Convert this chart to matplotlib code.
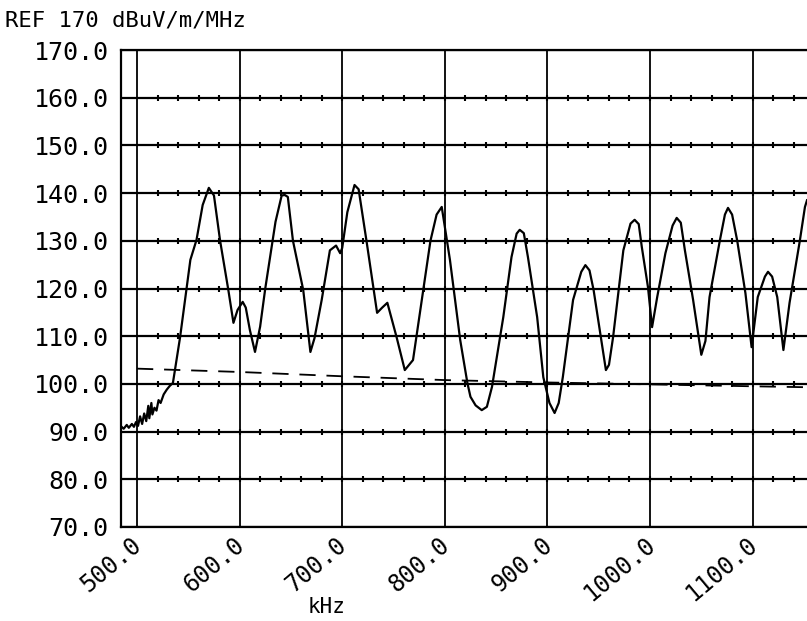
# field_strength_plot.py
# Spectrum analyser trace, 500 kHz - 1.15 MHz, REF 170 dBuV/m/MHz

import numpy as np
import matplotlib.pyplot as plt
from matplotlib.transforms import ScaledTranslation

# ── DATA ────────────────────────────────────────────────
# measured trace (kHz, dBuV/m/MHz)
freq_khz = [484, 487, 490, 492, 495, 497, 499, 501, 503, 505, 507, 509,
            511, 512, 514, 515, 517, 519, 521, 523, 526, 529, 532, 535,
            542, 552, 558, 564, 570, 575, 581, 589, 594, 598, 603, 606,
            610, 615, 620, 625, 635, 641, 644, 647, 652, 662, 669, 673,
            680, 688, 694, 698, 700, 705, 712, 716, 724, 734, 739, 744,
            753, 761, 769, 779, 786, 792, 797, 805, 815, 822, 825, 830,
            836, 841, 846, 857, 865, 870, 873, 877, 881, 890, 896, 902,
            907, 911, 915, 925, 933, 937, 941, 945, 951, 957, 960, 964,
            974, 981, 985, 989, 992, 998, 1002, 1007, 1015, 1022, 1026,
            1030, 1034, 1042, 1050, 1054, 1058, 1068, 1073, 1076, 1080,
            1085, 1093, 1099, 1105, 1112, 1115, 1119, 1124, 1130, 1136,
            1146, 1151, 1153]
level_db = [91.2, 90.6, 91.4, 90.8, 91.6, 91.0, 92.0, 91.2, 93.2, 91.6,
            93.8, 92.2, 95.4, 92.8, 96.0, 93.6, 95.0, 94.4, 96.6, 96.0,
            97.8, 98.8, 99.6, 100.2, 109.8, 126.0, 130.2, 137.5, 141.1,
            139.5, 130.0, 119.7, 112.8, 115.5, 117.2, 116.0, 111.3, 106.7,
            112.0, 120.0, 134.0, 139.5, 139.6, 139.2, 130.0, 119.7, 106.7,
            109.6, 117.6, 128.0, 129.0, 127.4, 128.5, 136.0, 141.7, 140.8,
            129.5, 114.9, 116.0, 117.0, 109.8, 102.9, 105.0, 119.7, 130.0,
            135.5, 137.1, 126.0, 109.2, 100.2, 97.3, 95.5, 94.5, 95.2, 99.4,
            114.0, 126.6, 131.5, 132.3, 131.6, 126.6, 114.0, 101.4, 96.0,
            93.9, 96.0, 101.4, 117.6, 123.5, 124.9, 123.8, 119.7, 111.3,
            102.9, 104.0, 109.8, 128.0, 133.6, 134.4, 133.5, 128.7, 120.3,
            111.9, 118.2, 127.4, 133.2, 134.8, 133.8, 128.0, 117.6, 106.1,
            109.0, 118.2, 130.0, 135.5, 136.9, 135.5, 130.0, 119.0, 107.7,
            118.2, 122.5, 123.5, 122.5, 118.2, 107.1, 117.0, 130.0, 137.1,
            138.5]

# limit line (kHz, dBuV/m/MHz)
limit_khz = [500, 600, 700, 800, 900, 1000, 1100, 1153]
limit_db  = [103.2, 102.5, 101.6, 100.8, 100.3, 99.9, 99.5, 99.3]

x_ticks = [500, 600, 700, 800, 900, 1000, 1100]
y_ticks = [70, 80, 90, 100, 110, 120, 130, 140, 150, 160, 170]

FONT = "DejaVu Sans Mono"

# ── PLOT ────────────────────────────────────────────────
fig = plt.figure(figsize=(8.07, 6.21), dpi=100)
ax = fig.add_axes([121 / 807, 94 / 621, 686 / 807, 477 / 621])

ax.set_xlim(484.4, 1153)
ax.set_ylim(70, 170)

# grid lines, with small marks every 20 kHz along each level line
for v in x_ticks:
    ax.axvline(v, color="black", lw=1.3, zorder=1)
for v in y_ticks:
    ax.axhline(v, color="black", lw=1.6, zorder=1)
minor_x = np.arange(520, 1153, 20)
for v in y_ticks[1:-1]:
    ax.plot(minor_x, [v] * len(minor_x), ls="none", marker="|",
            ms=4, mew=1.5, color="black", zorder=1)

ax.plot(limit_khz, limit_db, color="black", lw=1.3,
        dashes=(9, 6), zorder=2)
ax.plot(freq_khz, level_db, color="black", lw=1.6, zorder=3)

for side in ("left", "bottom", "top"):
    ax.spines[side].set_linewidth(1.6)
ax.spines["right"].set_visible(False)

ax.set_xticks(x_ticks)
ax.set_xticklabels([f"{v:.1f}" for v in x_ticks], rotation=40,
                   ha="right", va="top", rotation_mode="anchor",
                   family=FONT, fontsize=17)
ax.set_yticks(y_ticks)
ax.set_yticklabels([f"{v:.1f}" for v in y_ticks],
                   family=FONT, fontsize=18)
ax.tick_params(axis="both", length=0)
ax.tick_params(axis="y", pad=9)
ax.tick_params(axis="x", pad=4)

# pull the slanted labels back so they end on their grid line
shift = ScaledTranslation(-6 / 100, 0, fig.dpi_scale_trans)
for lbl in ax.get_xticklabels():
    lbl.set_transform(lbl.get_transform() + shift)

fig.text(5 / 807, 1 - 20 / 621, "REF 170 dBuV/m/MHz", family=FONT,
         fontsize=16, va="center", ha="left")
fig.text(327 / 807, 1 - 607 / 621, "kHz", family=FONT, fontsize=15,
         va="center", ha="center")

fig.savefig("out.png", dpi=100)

-----

SHORT PROBLEM =
Skip the pictures and restate exactly the lines from the beginning of the listing to the line with "from matplotlib.transforms import", that line included.

FULL ANSWER =
Convert this chart to matplotlib code.
# field_strength_plot.py
# Spectrum analyser trace, 500 kHz - 1.15 MHz, REF 170 dBuV/m/MHz

import numpy as np
import matplotlib.pyplot as plt
from matplotlib.transforms import ScaledTranslation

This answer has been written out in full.